College graduates prepare to flood the job market this spring, after graduation. If you’re considering adding to your employee roster, now may be the time to give college graduates a try, advises Michael Houlihan and Bonnie Harvey, founders of Barefoot Wine and authors of The Barefoot Spirit, How Hardship, Hustle, and Heart Built America’s #1 Wine Brand.
Benefits to Hiring College Graduates
“Today’s college grads are a great source of new, fresh energy for your business,” Houlihan says. “They're skilled at Internet research and are willing to put in extra hours. Since they haven’t had a lot of experience with other companies, they're less likely to come to you with preconceived notions and other ways of doing things. That means they're easier to mold into what you ultimately need.”
College graduates may be highly innovative and used to working in collaboration in team environments. They have often had some leadership experience, so they are often quick learners and are usually highly energetic. From a compensation standpoint, they may also be more cost effective.
Cautions When Hiring College Grads
There may be, of course, a variety of cons to hiring newbie employees, Harvey notes. “College grads can be impetuous. Because they have little or no experience building a resume, they may not realize that they should stay with a company for more than two years to look stable to their next boss. They also may not realize how good they have it at their first job, which may lead them to quit early for what they perceive as a better opportunity to do something more conducive to their true passion.”
—Michael Houlihan, co-founder of Barefoot Wine
To help protect your investment in terms of orientation, training and compensation, Harvey suggests digging deep when vetting and interviewing college grad applicants. “Employers will do well to probe deeply into the true passion of each applicant to see where the person sees himself or herself in five years. It may not be at your business, and that is something to consider before you do any hiring,” she says.
Also be prepared for a “cut-and-paste mentality,” where the new grads ask for examples that they can just copy, Houlihan warns. “This approach makes them feel less culpable. And protection from culpability is at the heart of their reliance on virtual communication, because it protects the user from accountability.”

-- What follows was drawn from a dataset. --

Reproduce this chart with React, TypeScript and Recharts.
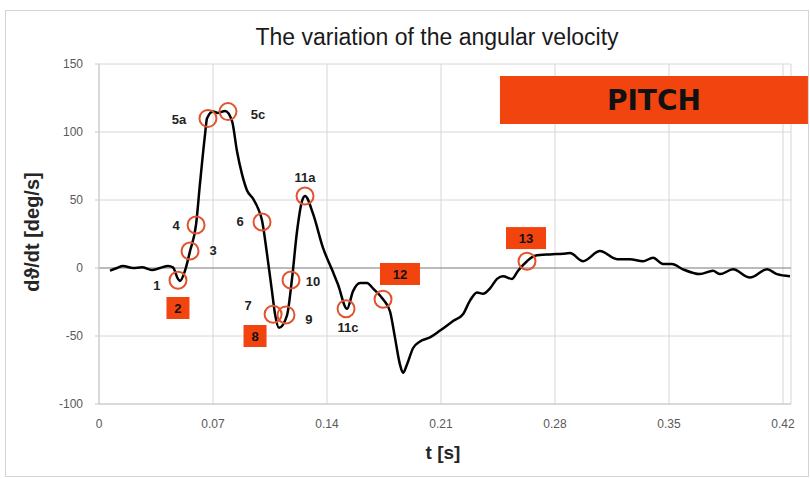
import React from 'react';
import {
  ComposedChart,
  Line,
  Scatter,
  XAxis,
  YAxis,
  CartesianGrid,
  ReferenceLine,
  ReferenceArea,
} from 'recharts';

const curveT = [
  0.0068, 0.0111, 0.0147, 0.0209, 0.0264, 0.0325, 0.0375, 0.0424, 0.0454, 0.0485,
  0.0497, 0.0528, 0.0559, 0.0596, 0.062, 0.0651, 0.0663, 0.07, 0.0731, 0.0774,
  0.0817, 0.0847, 0.0878, 0.0909, 0.0946, 0.0976, 0.1001, 0.1032, 0.1062, 0.1081,
  0.1105, 0.1154, 0.1185, 0.1216, 0.1246, 0.1265, 0.1314, 0.1375, 0.1437, 0.1467,
  0.1523, 0.156, 0.1603, 0.1646, 0.1682, 0.1744, 0.1787, 0.1817, 0.1848, 0.1867,
  0.1891, 0.1928, 0.1971, 0.2032, 0.2094, 0.2174, 0.2235, 0.2278, 0.2321, 0.2358,
  0.2401, 0.2444, 0.2481, 0.2536, 0.2573, 0.2628, 0.2677, 0.2769, 0.2849, 0.2892,
  0.2972, 0.3076, 0.3181, 0.326, 0.334, 0.3402, 0.3463, 0.3518, 0.3586, 0.369,
  0.377, 0.3813, 0.3893, 0.3997, 0.4102, 0.4163, 0.4243,
];
const curveV = [
  -2, 0, 1.5, 0, 0.5, -1.5, 0, 1.5, 0.5, -8,
  -9.5, -2, 12.5, 32, 62, 98, 110, 115, 114, 115.5,
  108, 86, 69, 57, 51, 44, 35, 10, -17, -34,
  -44, -35, -8, 27, 49, 53, 40, 15, -3, -12,
  -30, -17, -11, -11, -15, -23, -32, -51, -71, -77,
  -71, -59, -54, -51, -46, -39, -34, -24, -18, -19,
  -15, -8, -6, -8, -2, 5, 9, 10, 10.5, 11,
  5, 12.5, 6.5, 6.5, 5, 7.5, 3, 3, -1, -4.5,
  -2, -4.5, -1, -7, -1, -4.5, -6,
];

const markerT = [0.0485, 0.0559, 0.0596, 0.0669, 0.0792, 0.1001, 0.1069, 0.1148, 0.1179, 0.1265, 0.1517, 0.1744, 0.2628];
const markerV = [-9, 12.5, 31.6, 110, 115, 33.8, -34, -34.5, -8.8, 52.9, -30, -23, 5];

const labelText = ['1', '2', '3', '4', '5a', '5c', '6', '7', '8', '9', '10', '11a', '11c', '12', '13'];
const labelT = [0.0356, 0.0485, 0.07, 0.0473, 0.0491, 0.0976, 0.0866, 0.0915, 0.0958, 0.1289, 0.1314, 0.1265, 0.1529, 0.1848, 0.2622];
const labelV = [-12.5, -29.4, 13.2, 31.6, 109.6, 113.2, 34.6, -27.2, -50, -37.5, -9.6, 66.9, -43.4, -4.4, 22];
const labelBoxed = [false, true, false, false, false, false, false, false, true, false, false, false, false, true, true];

const xTicks = [0, 0.07, 0.14, 0.21, 0.28, 0.35, 0.42];
const yTicks = [-100, -50, 0, 50, 100, 150];

const curveData = curveT.map((t, i) => ({ t, v: curveV[i] }));
const markerData = markerT.map((t, i) => ({ t, v: markerV[i] }));
const labelData = labelText.map((text, i) => ({ t: labelT[i], v: labelV[i], text, boxed: labelBoxed[i] }));

const RED = '#f2440f';
const CIRCLE = '#e0532e';
const FONT = 'Liberation Sans, Arial, sans-serif';

const CircleShape = (props: any) => {
  const { cx, cy } = props;
  if (cx == null || cy == null) return null;
  return <circle cx={cx} cy={cy} r={8.5} fill="none" stroke={CIRCLE} strokeWidth={2} />;
};

const LabelShape = (props: any) => {
  const { cx, cy, payload } = props;
  if (cx == null || cy == null) return null;
  const text: string = payload.text;
  if (payload.boxed) {
    const w = text.length > 1 ? 40 : 23;
    const h = 22;
    return (
      <g>
        <rect x={cx - w / 2} y={cy - h / 2} width={w} height={h} fill={RED} />
        <text x={cx} y={cy} dy="0.36em" textAnchor="middle" fontFamily={FONT} fontWeight="bold" fontSize={13} fill="#111">
          {text}
        </text>
      </g>
    );
  }
  return (
    <text x={cx} y={cy} dy="0.36em" textAnchor="middle" fontFamily={FONT} fontWeight="bold" fontSize={13} fill="#222">
      {text}
    </text>
  );
};

const tickStyle = { fontFamily: FONT, fontSize: 12, fill: '#595959' };

export default function App() {
  return (
    <div style={{ position: 'absolute', left: 0, top: 0, width: 810, height: 479, background: '#fff', overflow: 'hidden' }}>
      <div style={{ position: 'absolute', left: 5, top: 10, width: 802, height: 465, border: '1px solid #d4d4d4' }} />
      <div
        style={{
          position: 'absolute',
          left: 0,
          top: 23,
          width: 874,
          textAlign: 'center',
          fontFamily: FONT,
          fontSize: 23,
          lineHeight: '28px',
          color: '#1a1a1a',
        }}
      >
        The variation of the angular velocity
      </div>
      <div
        style={{
          position: 'absolute',
          left: 32 - 100,
          top: 232 - 12,
          width: 200,
          height: 24,
          lineHeight: '24px',
          textAlign: 'center',
          transform: 'rotate(-90deg)',
          fontFamily: FONT,
          fontWeight: 'bold',
          fontSize: 20,
          color: '#262626',
        }}
      >
        dϑ/dt [deg/s]
      </div>
      <div
        style={{
          position: 'absolute',
          left: 443 - 50,
          top: 453 - 12,
          width: 100,
          height: 24,
          lineHeight: '24px',
          textAlign: 'center',
          fontFamily: FONT,
          fontWeight: 'bold',
          fontSize: 19,
          color: '#262626',
        }}
      >
        t [s]
      </div>
      <div style={{ position: 'absolute', left: 0, top: 0 }}>
        <ComposedChart width={810} height={479} margin={{ top: 64, right: 19, left: 39, bottom: 45 }}>
          <CartesianGrid stroke="#d6d6d6" strokeWidth={1} />
          <XAxis
            dataKey="t"
            type="number"
            domain={[0, 0.4249]}
            ticks={xTicks}
            allowDataOverflow
            height={30}
            tickLine={false}
            tickSize={0}
            tickMargin={15}
            axisLine={{ stroke: '#c8c8c8' }}
            tick={tickStyle}
          />
          <YAxis
            type="number"
            domain={[-100, 150]}
            ticks={yTicks}
            width={60}
            tickSize={4}
            tickMargin={12}
            tickLine={{ stroke: '#c8c8c8' }}
            axisLine={{ stroke: '#c8c8c8' }}
            tick={tickStyle}
          />
          <ReferenceLine y={0} stroke="#8c8c8c" strokeWidth={1.2} />
          <ReferenceArea
            x1={0.2462}
            x2={0.4353}
            y1={105.9}
            y2={141.2}
            ifOverflow="visible"
            fill={RED}
            fillOpacity={1}
            stroke="none"
            label={{ value: 'PITCH', position: 'center', fill: '#111', fontSize: 28, fontWeight: 'bold', fontFamily: 'DejaVu Sans, sans-serif' }}
          />
          <Line
            data={curveData}
            dataKey="v"
            type="monotone"
            stroke="#000"
            strokeWidth={2.5}
            dot={false}
            activeDot={false}
            isAnimationActive={false}
          />
          <Scatter data={markerData} dataKey="v" shape={CircleShape} isAnimationActive={false} />
          <Scatter data={labelData} dataKey="v" shape={LabelShape} isAnimationActive={false} />
        </ComposedChart>
      </div>
    </div>
  );
}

Virtual communication may also be the culprit in the erosion of soft skills, such as making phone calls to develop relationships with customers and vendors. “The younger generation tends to want to do everything by text, email and tweets, when a simple phone call would be so much more efficient and productive,” says Houlihan, who suggests training them to use realtime communication methods first to establish relationships and virtual communication second to document and confirm. He suggests monitoring them for a few weeks to make sure they're doing this.
Importance of Transparency
Another potential drawback of hiring college grads is that few may have a basic understanding of how your business monetizes on your goods and services. “They tend to think of a job as a specialization that is insulated from the sales process, despite the fact that many of them are working in the realm of sales support,” Houlihan says. “This can result in a myopic view that does not always take in the big picture.”
You may help solve this limited view and mold effective workers by going long on orientation. “In addition to good job descriptions, spend time explaining how your company’s business model works,” Houlihan says. “Make sure they understand that their money comes from the customer, not the company. When they see their job as ultimately supporting sales, they will have a better understanding of not just what they do, but more importantly why they do it. This will make them more productive, engaged and empowered.”
Consider What Drives College Grads
Like generations before them, this era of employees is unique. They often place a high value on freedom to enjoy personal time, and they may strive for work-life balance, so consider offering flexible hours whenever possible. If working from home is an option, also consider allowing for certain days as telecommuting ones. Consider making meeting the deadlines with exceptional work the barometer of performance, rather than hourly accountability.
“This generation of college grads also has a deep desire to be proud of where they work on a social basis,” Harvey says. “They want their employers and their products and services to stand for more than their mercantile values. They want to tell their network that they work for companies making a difference in the world. So make sure they know how your company is doing just that.”